— WHAT IS ASKED —
Read the entries below and pull out each line with the string "matplotlib".

(Rows from a dataset of charts and code)
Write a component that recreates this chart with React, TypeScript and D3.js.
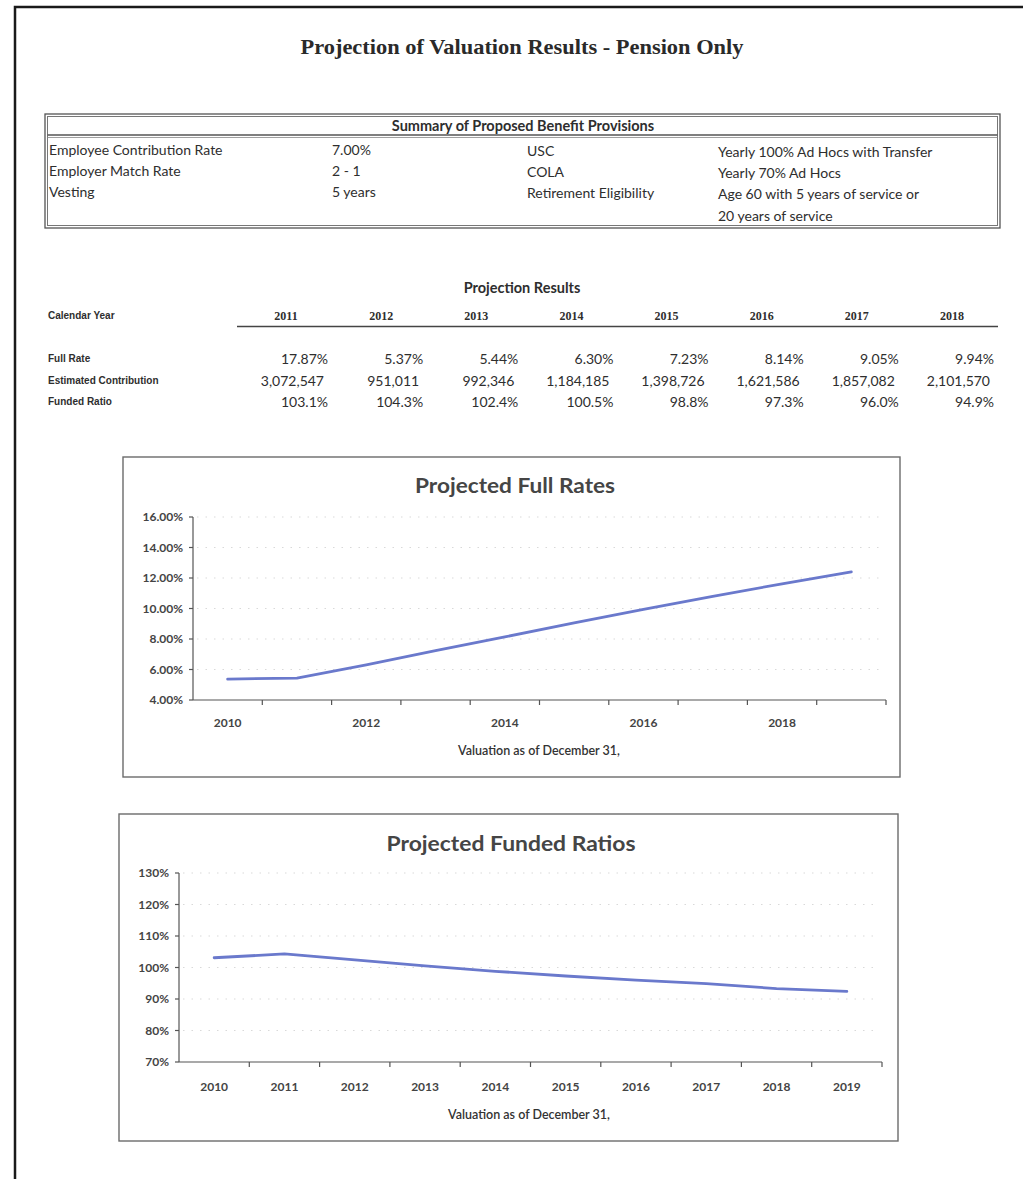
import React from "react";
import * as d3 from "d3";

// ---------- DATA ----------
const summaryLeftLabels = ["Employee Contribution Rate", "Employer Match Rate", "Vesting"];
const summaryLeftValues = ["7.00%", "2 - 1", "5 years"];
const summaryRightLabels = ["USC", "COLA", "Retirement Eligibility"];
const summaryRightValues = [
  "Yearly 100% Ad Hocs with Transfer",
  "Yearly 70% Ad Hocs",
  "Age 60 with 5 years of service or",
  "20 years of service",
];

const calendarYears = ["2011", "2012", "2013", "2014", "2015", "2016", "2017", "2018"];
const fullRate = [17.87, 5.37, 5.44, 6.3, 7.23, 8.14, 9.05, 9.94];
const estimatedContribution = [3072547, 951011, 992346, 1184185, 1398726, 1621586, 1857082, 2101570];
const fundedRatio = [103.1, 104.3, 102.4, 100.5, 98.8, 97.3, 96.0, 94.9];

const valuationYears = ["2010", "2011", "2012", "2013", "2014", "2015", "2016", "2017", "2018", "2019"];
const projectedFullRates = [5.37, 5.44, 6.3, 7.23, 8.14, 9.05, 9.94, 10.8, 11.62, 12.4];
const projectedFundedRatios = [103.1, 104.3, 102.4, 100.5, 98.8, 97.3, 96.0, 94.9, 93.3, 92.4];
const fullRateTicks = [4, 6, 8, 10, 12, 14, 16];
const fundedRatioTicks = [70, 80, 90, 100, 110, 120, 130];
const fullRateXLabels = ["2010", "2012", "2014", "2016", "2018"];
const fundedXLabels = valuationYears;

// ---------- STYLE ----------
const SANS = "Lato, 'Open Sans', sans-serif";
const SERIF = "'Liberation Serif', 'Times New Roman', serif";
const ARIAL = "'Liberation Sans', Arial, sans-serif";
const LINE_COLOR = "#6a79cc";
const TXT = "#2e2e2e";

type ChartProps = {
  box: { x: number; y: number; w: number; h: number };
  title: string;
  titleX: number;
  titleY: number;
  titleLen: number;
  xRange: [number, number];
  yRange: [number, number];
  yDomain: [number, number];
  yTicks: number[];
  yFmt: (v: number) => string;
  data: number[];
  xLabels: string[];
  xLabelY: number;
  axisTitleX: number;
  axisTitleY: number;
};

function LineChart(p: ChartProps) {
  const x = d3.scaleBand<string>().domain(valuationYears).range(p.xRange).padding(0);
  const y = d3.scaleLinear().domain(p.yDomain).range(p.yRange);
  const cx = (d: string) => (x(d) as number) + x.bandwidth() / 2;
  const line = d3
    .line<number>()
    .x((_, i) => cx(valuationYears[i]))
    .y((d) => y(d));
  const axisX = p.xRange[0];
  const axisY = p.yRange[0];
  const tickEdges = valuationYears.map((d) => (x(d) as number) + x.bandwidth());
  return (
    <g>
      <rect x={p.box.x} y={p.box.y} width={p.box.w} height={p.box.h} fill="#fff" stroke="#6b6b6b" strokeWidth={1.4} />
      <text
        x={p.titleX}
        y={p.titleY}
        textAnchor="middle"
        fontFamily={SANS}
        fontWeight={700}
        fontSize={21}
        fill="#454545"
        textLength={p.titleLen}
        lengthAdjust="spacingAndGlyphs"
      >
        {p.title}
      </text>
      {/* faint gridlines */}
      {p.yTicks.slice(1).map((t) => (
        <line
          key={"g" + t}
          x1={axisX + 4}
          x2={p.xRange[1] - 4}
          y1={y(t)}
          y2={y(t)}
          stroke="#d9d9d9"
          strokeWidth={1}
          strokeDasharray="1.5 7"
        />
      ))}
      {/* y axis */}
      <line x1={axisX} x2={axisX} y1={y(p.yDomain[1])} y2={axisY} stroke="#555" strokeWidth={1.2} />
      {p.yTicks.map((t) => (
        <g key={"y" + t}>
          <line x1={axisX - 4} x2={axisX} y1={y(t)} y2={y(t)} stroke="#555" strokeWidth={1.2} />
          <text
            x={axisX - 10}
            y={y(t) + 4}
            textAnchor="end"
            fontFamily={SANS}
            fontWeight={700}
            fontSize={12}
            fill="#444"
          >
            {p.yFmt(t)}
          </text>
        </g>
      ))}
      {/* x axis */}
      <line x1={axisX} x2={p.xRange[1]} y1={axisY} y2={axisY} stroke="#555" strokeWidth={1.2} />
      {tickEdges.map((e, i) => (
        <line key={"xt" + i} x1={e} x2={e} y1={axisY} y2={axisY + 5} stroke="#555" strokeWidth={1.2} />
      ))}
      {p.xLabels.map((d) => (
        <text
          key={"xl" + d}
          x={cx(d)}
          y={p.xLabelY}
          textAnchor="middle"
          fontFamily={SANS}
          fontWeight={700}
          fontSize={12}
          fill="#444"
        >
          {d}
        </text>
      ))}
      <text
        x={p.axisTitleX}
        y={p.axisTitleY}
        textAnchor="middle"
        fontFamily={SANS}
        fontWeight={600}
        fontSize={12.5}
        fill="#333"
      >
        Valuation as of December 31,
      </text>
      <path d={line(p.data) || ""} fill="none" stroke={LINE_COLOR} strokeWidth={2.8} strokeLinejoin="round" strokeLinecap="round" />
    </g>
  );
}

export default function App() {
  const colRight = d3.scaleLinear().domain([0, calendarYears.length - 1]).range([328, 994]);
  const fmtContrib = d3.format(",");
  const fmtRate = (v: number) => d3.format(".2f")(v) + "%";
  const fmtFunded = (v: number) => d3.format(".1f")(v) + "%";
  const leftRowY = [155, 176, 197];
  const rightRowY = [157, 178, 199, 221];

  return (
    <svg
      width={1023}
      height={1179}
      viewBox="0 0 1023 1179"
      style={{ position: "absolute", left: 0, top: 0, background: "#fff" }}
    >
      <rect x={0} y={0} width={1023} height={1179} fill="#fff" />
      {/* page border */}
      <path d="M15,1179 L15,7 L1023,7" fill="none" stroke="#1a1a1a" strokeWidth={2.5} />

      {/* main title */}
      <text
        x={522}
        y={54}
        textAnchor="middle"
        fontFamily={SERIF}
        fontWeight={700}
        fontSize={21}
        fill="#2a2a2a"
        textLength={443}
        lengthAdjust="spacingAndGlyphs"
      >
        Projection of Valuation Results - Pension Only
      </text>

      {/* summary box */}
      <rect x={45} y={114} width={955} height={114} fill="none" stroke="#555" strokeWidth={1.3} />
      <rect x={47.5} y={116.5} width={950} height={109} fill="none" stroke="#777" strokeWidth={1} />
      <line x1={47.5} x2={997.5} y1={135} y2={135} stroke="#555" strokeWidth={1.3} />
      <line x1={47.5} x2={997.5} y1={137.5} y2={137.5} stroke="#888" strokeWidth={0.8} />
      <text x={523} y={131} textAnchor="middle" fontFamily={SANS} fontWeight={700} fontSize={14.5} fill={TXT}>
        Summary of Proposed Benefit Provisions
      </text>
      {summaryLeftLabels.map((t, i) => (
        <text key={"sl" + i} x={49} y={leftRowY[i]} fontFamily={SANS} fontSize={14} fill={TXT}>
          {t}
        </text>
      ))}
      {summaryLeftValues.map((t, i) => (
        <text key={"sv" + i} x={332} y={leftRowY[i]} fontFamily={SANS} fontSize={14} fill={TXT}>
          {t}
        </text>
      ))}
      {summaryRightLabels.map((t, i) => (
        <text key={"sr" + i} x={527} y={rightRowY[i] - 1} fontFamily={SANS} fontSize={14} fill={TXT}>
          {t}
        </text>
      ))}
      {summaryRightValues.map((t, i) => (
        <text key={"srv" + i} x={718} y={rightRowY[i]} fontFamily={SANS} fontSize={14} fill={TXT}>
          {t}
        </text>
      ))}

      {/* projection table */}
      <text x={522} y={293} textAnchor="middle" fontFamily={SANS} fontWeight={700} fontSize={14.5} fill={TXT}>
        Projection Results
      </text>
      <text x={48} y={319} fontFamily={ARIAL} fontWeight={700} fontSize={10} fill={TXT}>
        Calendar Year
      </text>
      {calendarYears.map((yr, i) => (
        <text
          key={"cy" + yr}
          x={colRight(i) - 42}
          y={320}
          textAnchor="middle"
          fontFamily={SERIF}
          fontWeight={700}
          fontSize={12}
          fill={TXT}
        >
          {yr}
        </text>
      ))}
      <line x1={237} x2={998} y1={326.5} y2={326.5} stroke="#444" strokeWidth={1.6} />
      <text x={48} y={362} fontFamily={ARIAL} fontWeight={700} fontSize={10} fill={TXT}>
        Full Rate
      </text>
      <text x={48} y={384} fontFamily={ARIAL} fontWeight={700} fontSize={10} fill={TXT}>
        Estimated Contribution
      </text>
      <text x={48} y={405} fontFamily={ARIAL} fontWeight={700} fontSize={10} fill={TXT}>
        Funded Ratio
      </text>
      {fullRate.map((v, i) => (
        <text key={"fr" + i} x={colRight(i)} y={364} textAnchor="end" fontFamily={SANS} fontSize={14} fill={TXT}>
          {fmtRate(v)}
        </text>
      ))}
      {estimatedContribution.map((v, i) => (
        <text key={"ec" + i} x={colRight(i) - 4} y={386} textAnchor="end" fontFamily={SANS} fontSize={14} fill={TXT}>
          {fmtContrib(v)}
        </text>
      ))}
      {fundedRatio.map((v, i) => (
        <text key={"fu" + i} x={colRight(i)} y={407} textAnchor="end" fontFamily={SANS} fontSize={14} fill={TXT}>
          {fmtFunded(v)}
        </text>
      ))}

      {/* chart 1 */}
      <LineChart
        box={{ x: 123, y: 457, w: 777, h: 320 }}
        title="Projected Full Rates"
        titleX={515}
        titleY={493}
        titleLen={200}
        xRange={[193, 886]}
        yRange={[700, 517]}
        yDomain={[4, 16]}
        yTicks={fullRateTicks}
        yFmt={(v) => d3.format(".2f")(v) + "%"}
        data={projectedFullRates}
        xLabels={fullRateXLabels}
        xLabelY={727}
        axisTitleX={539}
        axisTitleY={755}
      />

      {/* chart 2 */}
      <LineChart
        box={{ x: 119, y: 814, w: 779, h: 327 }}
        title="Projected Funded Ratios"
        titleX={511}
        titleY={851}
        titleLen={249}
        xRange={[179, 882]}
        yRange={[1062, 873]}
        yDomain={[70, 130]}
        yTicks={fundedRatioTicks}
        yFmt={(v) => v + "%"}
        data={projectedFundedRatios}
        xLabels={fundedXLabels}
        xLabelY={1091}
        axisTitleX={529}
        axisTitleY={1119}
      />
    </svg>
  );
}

* * *

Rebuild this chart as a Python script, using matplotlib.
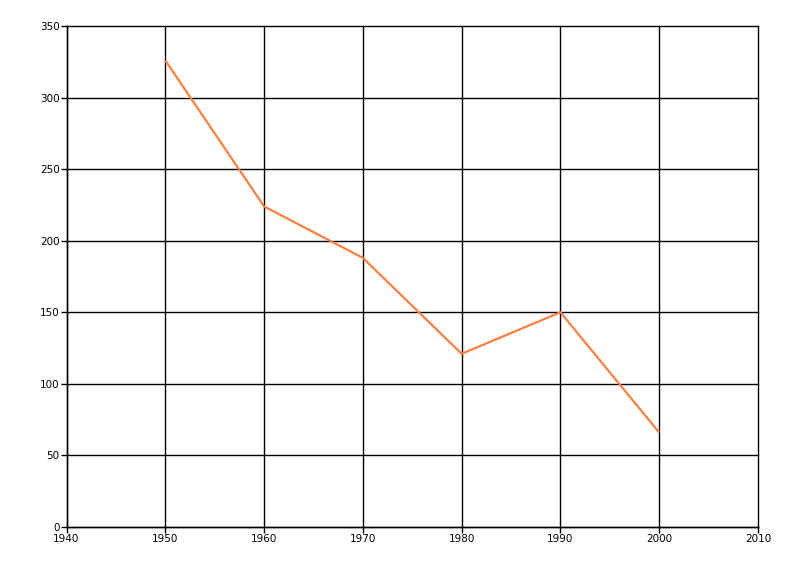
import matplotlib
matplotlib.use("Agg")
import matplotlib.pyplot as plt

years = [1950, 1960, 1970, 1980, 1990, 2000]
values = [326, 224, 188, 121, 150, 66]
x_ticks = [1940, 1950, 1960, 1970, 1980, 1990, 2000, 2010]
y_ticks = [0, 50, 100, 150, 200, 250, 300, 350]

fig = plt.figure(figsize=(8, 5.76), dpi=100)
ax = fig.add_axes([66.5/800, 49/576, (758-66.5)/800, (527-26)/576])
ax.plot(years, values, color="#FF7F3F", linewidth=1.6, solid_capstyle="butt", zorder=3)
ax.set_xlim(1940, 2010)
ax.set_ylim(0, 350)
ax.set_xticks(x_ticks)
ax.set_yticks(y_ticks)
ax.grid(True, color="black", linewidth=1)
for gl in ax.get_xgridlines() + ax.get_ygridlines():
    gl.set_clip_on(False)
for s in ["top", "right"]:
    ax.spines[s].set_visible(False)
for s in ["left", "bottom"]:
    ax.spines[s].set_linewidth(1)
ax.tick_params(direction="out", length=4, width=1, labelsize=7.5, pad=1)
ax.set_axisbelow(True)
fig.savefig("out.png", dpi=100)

— EXERCISE OUTPUT —
Rebuild this chart as a Python script, using matplotlib.
import matplotlib
matplotlib.use("Agg")
import matplotlib.pyplot as plt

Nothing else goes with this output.